* [EXERCISE DETAILS]: Give the listing again character for character, but drop the images.

* [DATASET SECTION]:
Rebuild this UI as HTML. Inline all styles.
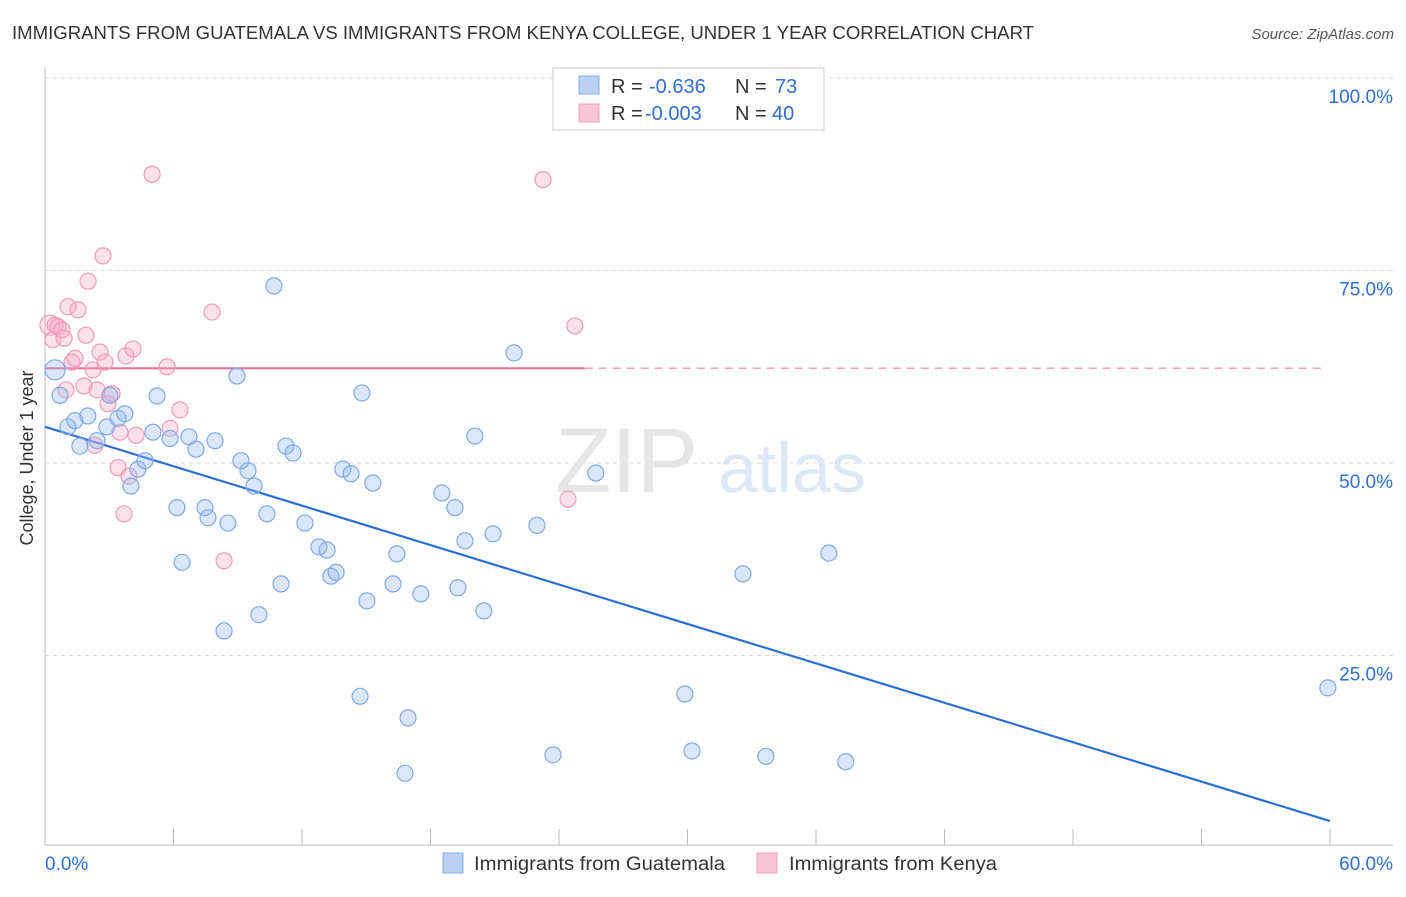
<!DOCTYPE html>
<html><head><meta charset="utf-8">
<style>
body{margin:0;background:#fff;font-family:"Liberation Sans",sans-serif;}
svg text{font-family:"Liberation Sans",sans-serif;}
</style></head>
<body>
<svg id="chart" width="1406" height="892" viewBox="0 0 1406 892" xmlns="http://www.w3.org/2000/svg">
<text x="12" y="39" font-size="18" fill="#333" textLength="1022" lengthAdjust="spacingAndGlyphs">IMMIGRANTS FROM GUATEMALA VS IMMIGRANTS FROM KENYA COLLEGE, UNDER 1 YEAR CORRELATION CHART</text>
<text x="1394" y="39" font-size="15" fill="#555" font-style="italic" text-anchor="end">Source: ZipAtlas.com</text>
<g id="grid"></g>
<g>
<text x="555" y="492" font-size="92" fill="#e6e6e6" font-family="Liberation Serif,serif">ZIP</text>
<text x="718" y="492" font-size="70" fill="#dce8f6">atlas</text>
</g>
<g id="axes"></g>
<g id="trends"></g>
<g id="points"></g>
<text x="33" y="458" font-size="18" fill="#333" text-anchor="middle" transform="rotate(-90 33 458)">College, Under 1 year</text>
<g>
<rect x="553" y="68" width="271" height="62" fill="#fff" stroke="#ccc"/>
<rect x="579" y="76" width="20" height="18" fill="#b9d0f2" stroke="#86aee6"/>
<rect x="579" y="104" width="20" height="18" fill="#f9c4d6" stroke="#f0a0bd"/>
<text x="611" y="93" font-size="20" fill="#333">R =</text>
<text x="649" y="93" font-size="20" fill="#2f6fd6">-0.636</text>
<text x="735" y="93" font-size="20" fill="#333">N =</text>
<text x="775" y="93" font-size="20" fill="#2f6fd6">73</text>
<text x="611" y="120" font-size="20" fill="#333">R =</text>
<text x="645" y="120" font-size="20" fill="#2f6fd6">-0.003</text>
<text x="735" y="120" font-size="20" fill="#333">N =</text>
<text x="772" y="120" font-size="20" fill="#2f6fd6">40</text>
</g>
<g>
<rect x="443" y="853" width="20" height="20" fill="#b9d0f2" stroke="#86aee6"/>
<text x="474" y="870" font-size="19" fill="#333" textLength="251" lengthAdjust="spacingAndGlyphs">Immigrants from Guatemala</text>
<rect x="757" y="853" width="20" height="20" fill="#f9c4d6" stroke="#f0a0bd"/>
<text x="789" y="870" font-size="19" fill="#333" textLength="208" lengthAdjust="spacingAndGlyphs">Immigrants from Kenya</text>
</g>
</svg>
<script>
const yTicks=[25,50,75,100];
const yTickLabels=["25.0%","50.0%","75.0%","100.0%"];
const xTickCount=10;
const xTickLabels=["0.0%","60.0%"];
const blueX=[0.47,0.7,1.07,1.4,1.63,2.0,2.43,2.89,3.03,3.41,3.73,4.01,4.34,4.67,5.04,5.23,5.84,6.16,6.4,6.72,7.05,7.47,7.61,7.94,8.36,8.54,8.96,9.15,9.48,9.76,9.99,10.36,10.69,11.02,11.25,11.58,12.14,12.79,13.17,13.35,13.59,13.91,14.29,14.71,14.8,15.03,15.31,16.25,16.43,16.95,16.81,17.55,18.53,19.14,19.28,19.61,20.07,20.49,20.92,21.9,22.97,23.72,25.72,29.88,30.21,32.59,33.66,36.6,37.39,59.9];
const blueY=[62.1,58.8,54.7,55.5,52.2,56.1,52.9,54.7,58.8,55.8,56.4,47.0,49.2,50.3,54.0,58.7,53.2,44.2,37.1,53.4,51.8,44.2,42.9,52.9,28.2,42.2,61.3,50.3,49.0,47.0,30.3,43.4,73.0,34.3,52.2,51.3,42.2,39.1,38.7,35.3,35.8,49.2,48.6,19.7,59.1,32.1,47.4,34.3,38.2,16.9,9.7,33.0,46.1,44.2,33.8,39.9,53.5,30.8,40.8,64.3,41.9,12.1,48.7,20.0,12.6,35.6,11.9,38.3,11.2,20.8];
const pinkX=[0.23,0.37,0.47,0.61,0.79,0.89,0.98,1.07,1.26,1.4,1.54,1.82,1.91,2.01,2.24,2.43,2.57,2.71,2.8,2.94,3.13,3.41,3.5,3.69,3.78,3.92,4.11,4.25,5.0,5.7,5.84,6.3,7.8,8.36,23.25,24.42,24.74,2.33];
const pinkY=[67.9,66.0,67.9,67.7,67.3,66.2,59.5,70.3,63.1,63.6,69.9,60.0,66.6,73.6,62.1,59.5,64.4,76.9,63.1,57.7,59.0,49.4,54.0,43.4,63.9,48.3,64.8,53.6,87.5,62.5,54.5,56.9,69.6,37.3,86.8,45.3,67.8,52.3];
const blueTrend=[54.7,3.5];
const pinkTrend=[62.3,62.3];
const pinkSolidEnd=25.2;

const NS="http://www.w3.org/2000/svg";
const X0=45,X1=1330,Y0=848,Y100=78;
function sx(v){return X0+(X1-X0)*v/60;}
function sy(v){return Y0-(Y0-Y100)*v/100;}
function mk(tag,attrs,parent){const e=document.createElementNS(NS,tag);for(const k in attrs)e.setAttribute(k,attrs[k]);parent.appendChild(e);return e;}
const grid=document.getElementById('grid'),axes=document.getElementById('axes'),trends=document.getElementById('trends'),pts=document.getElementById('points');
yTicks.forEach((t,i)=>{
  const l=mk('line',{x1:X0,x2:1393,y1:sy(t),y2:sy(t),stroke:'#ddd','stroke-dasharray':'4,4'},grid);
  
  
  const tx=mk('text',{x:1393,y:sy(t)+25,'font-size':19,fill:'#2f6fd6','text-anchor':'end'},axes);
  tx.textContent=yTickLabels[i];
  
  
});
const ya=mk('line',{x1:X0,x2:X0,y1:68,y2:845,stroke:'#bbb'},axes);


const xa=mk('line',{x1:X0,x2:1393,y1:845,y2:845,stroke:'#bbb'},axes);


for(let i=0;i<=xTickCount;i++){
  const v=60*i/xTickCount;
  const t=mk('line',{x1:sx(v),x2:sx(v),y1:829,y2:845,stroke:'#bbb'},axes);
  
  
}
const xl0=mk('text',{x:45,y:870,'font-size':19,fill:'#2f6fd6'},axes);
xl0.textContent=xTickLabels[0];


const xl1=mk('text',{x:1393,y:870,'font-size':19,fill:'#2f6fd6','text-anchor':'end'},axes);
xl1.textContent=xTickLabels[1];



function dot(x,y,r,fill,stroke,name){
  const c=mk('circle',{cx:sx(x),cy:sy(y),r:r,fill:fill,stroke:stroke,'stroke-width':1.2},pts);
  
  
}
pinkX.forEach((x,i)=>dot(x,pinkY[i],i===0?10:8,'rgba(246,170,198,0.35)','#f09ab9','point-kenya'));
blueX.forEach((x,i)=>dot(x,blueY[i],i===0?10:8,'rgba(150,185,240,0.35)','#7fa8e6','point-guatemala'));

const bt=mk('line',{x1:sx(0),y1:sy(blueTrend[0]),x2:sx(60),y2:sy(blueTrend[1]),stroke:'#2a6fd6','stroke-width':2.2},trends);


const ps=mk('line',{x1:sx(0),y1:sy(pinkTrend[0]),x2:sx(pinkSolidEnd),y2:sy(pinkTrend[0]+(pinkTrend[1]-pinkTrend[0])*pinkSolidEnd/60),stroke:'#e8709a','stroke-width':2.2},trends);


const pd=mk('line',{x1:sx(pinkSolidEnd),y1:sy(pinkTrend[0]),x2:sx(59.8),y2:sy(pinkTrend[1]),stroke:'#eea0bb','stroke-width':1.5,'stroke-dasharray':'8,6'},trends);


</script>
</body></html>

* [EXERCISE ANSWER]:
Rebuild this UI as HTML. Inline all styles.
<!DOCTYPE html>
<html><head><meta charset="utf-8">
<style>
body{margin:0;background:#fff;font-family:"Liberation Sans",sans-serif;}
svg text{font-family:"Liberation Sans",sans-serif;}
</style></head>
<body>
<svg id="chart" width="1406" height="892" viewBox="0 0 1406 892" xmlns="http://www.w3.org/2000/svg">
<text x="12" y="39" font-size="18" fill="#333" textLength="1022" lengthAdjust="spacingAndGlyphs">IMMIGRANTS FROM GUATEMALA VS IMMIGRANTS FROM KENYA COLLEGE, UNDER 1 YEAR CORRELATION CHART</text>
<text x="1394" y="39" font-size="15" fill="#555" font-style="italic" text-anchor="end">Source: ZipAtlas.com</text>
<g id="grid"></g>
<g>
<text x="555" y="492" font-size="92" fill="#e6e6e6" font-family="Liberation Serif,serif">ZIP</text>
<text x="718" y="492" font-size="70" fill="#dce8f6">atlas</text>
</g>
<g id="axes"></g>
<g id="trends"></g>
<g id="points"></g>
<text x="33" y="458" font-size="18" fill="#333" text-anchor="middle" transform="rotate(-90 33 458)">College, Under 1 year</text>
<g>
<rect x="553" y="68" width="271" height="62" fill="#fff" stroke="#ccc"/>
<rect x="579" y="76" width="20" height="18" fill="#b9d0f2" stroke="#86aee6"/>
<rect x="579" y="104" width="20" height="18" fill="#f9c4d6" stroke="#f0a0bd"/>
<text x="611" y="93" font-size="20" fill="#333">R =</text>
<text x="649" y="93" font-size="20" fill="#2f6fd6">-0.636</text>
<text x="735" y="93" font-size="20" fill="#333">N =</text>
<text x="775" y="93" font-size="20" fill="#2f6fd6">73</text>
<text x="611" y="120" font-size="20" fill="#333">R =</text>
<text x="645" y="120" font-size="20" fill="#2f6fd6">-0.003</text>
<text x="735" y="120" font-size="20" fill="#333">N =</text>
<text x="772" y="120" font-size="20" fill="#2f6fd6">40</text>
</g>
<g>
<rect x="443" y="853" width="20" height="20" fill="#b9d0f2" stroke="#86aee6"/>
<text x="474" y="870" font-size="19" fill="#333" textLength="251" lengthAdjust="spacingAndGlyphs">Immigrants from Guatemala</text>
<rect x="757" y="853" width="20" height="20" fill="#f9c4d6" stroke="#f0a0bd"/>
<text x="789" y="870" font-size="19" fill="#333" textLength="208" lengthAdjust="spacingAndGlyphs">Immigrants from Kenya</text>
</g>
</svg>
<script>
const yTicks=[25,50,75,100];
const yTickLabels=["25.0%","50.0%","75.0%","100.0%"];
const xTickCount=10;
const xTickLabels=["0.0%","60.0%"];
const blueX=[0.47,0.7,1.07,1.4,1.63,2.0,2.43,2.89,3.03,3.41,3.73,4.01,4.34,4.67,5.04,5.23,5.84,6.16,6.4,6.72,7.05,7.47,7.61,7.94,8.36,8.54,8.96,9.15,9.48,9.76,9.99,10.36,10.69,11.02,11.25,11.58,12.14,12.79,13.17,13.35,13.59,13.91,14.29,14.71,14.8,15.03,15.31,16.25,16.43,16.95,16.81,17.55,18.53,19.14,19.28,19.61,20.07,20.49,20.92,21.9,22.97,23.72,25.72,29.88,30.21,32.59,33.66,36.6,37.39,59.9];
const blueY=[62.1,58.8,54.7,55.5,52.2,56.1,52.9,54.7,58.8,55.8,56.4,47.0,49.2,50.3,54.0,58.7,53.2,44.2,37.1,53.4,51.8,44.2,42.9,52.9,28.2,42.2,61.3,50.3,49.0,47.0,30.3,43.4,73.0,34.3,52.2,51.3,42.2,39.1,38.7,35.3,35.8,49.2,48.6,19.7,59.1,32.1,47.4,34.3,38.2,16.9,9.7,33.0,46.1,44.2,33.8,39.9,53.5,30.8,40.8,64.3,41.9,12.1,48.7,20.0,12.6,35.6,11.9,38.3,11.2,20.8];
const pinkX=[0.23,0.37,0.47,0.61,0.79,0.89,0.98,1.07,1.26,1.4,1.54,1.82,1.91,2.01,2.24,2.43,2.57,2.71,2.8,2.94,3.13,3.41,3.5,3.69,3.78,3.92,4.11,4.25,5.0,5.7,5.84,6.3,7.8,8.36,23.25,24.42,24.74,2.33];
const pinkY=[67.9,66.0,67.9,67.7,67.3,66.2,59.5,70.3,63.1,63.6,69.9,60.0,66.6,73.6,62.1,59.5,64.4,76.9,63.1,57.7,59.0,49.4,54.0,43.4,63.9,48.3,64.8,53.6,87.5,62.5,54.5,56.9,69.6,37.3,86.8,45.3,67.8,52.3];
const blueTrend=[54.7,3.5];
const pinkTrend=[62.3,62.3];
const pinkSolidEnd=25.2;

const NS="http://www.w3.org/2000/svg";
const X0=45,X1=1330,Y0=848,Y100=78;
function sx(v){return X0+(X1-X0)*v/60;}
function sy(v){return Y0-(Y0-Y100)*v/100;}
function mk(tag,attrs,parent){const e=document.createElementNS(NS,tag);for(const k in attrs)e.setAttribute(k,attrs[k]);parent.appendChild(e);return e;}
const grid=document.getElementById('grid'),axes=document.getElementById('axes'),trends=document.getElementById('trends'),pts=document.getElementById('points');
yTicks.forEach((t,i)=>{
  const l=mk('line',{x1:X0,x2:1393,y1:sy(t),y2:sy(t),stroke:'#ddd','stroke-dasharray':'4,4'},grid);
  
  
  const tx=mk('text',{x:1393,y:sy(t)+25,'font-size':19,fill:'#2f6fd6','text-anchor':'end'},axes);
  tx.textContent=yTickLabels[i];
  
  
});
const ya=mk('line',{x1:X0,x2:X0,y1:68,y2:845,stroke:'#bbb'},axes);


const xa=mk('line',{x1:X0,x2:1393,y1:845,y2:845,stroke:'#bbb'},axes);


for(let i=0;i<=xTickCount;i++){
  const v=60*i/xTickCount;
  const t=mk('line',{x1:sx(v),x2:sx(v),y1:829,y2:845,stroke:'#bbb'},axes);
  
  
}
const xl0=mk('text',{x:45,y:870,'font-size':19,fill:'#2f6fd6'},axes);
xl0.textContent=xTickLabels[0];


const xl1=mk('text',{x:1393,y:870,'font-size':19,fill:'#2f6fd6','text-anchor':'end'},axes);
xl1.textContent=xTickLabels[1];



function dot(x,y,r,fill,stroke,name){
  const c=mk('circle',{cx:sx(x),cy:sy(y),r:r,fill:fill,stroke:stroke,'stroke-width':1.2},pts);
  
  
}
pinkX.forEach((x,i)=>dot(x,pinkY[i],i===0?10:8,'rgba(246,170,198,0.35)','#f09ab9','point-kenya'));
blueX.forEach((x,i)=>dot(x,blueY[i],i===0?10:8,'rgba(150,185,240,0.35)','#7fa8e6','point-guatemala'));

const bt=mk('line',{x1:sx(0),y1:sy(blueTrend[0]),x2:sx(60),y2:sy(blueTrend[1]),stroke:'#2a6fd6','stroke-width':2.2},trends);


const ps=mk('line',{x1:sx(0),y1:sy(pinkTrend[0]),x2:sx(pinkSolidEnd),y2:sy(pinkTrend[0]+(pinkTrend[1]-pinkTrend[0])*pinkSolidEnd/60),stroke:'#e8709a','stroke-width':2.2},trends);


const pd=mk('line',{x1:sx(pinkSolidEnd),y1:sy(pinkTrend[0]),x2:sx(59.8),y2:sy(pinkTrend[1]),stroke:'#eea0bb','stroke-width':1.5,'stroke-dasharray':'8,6'},trends);


</script>
</body></html>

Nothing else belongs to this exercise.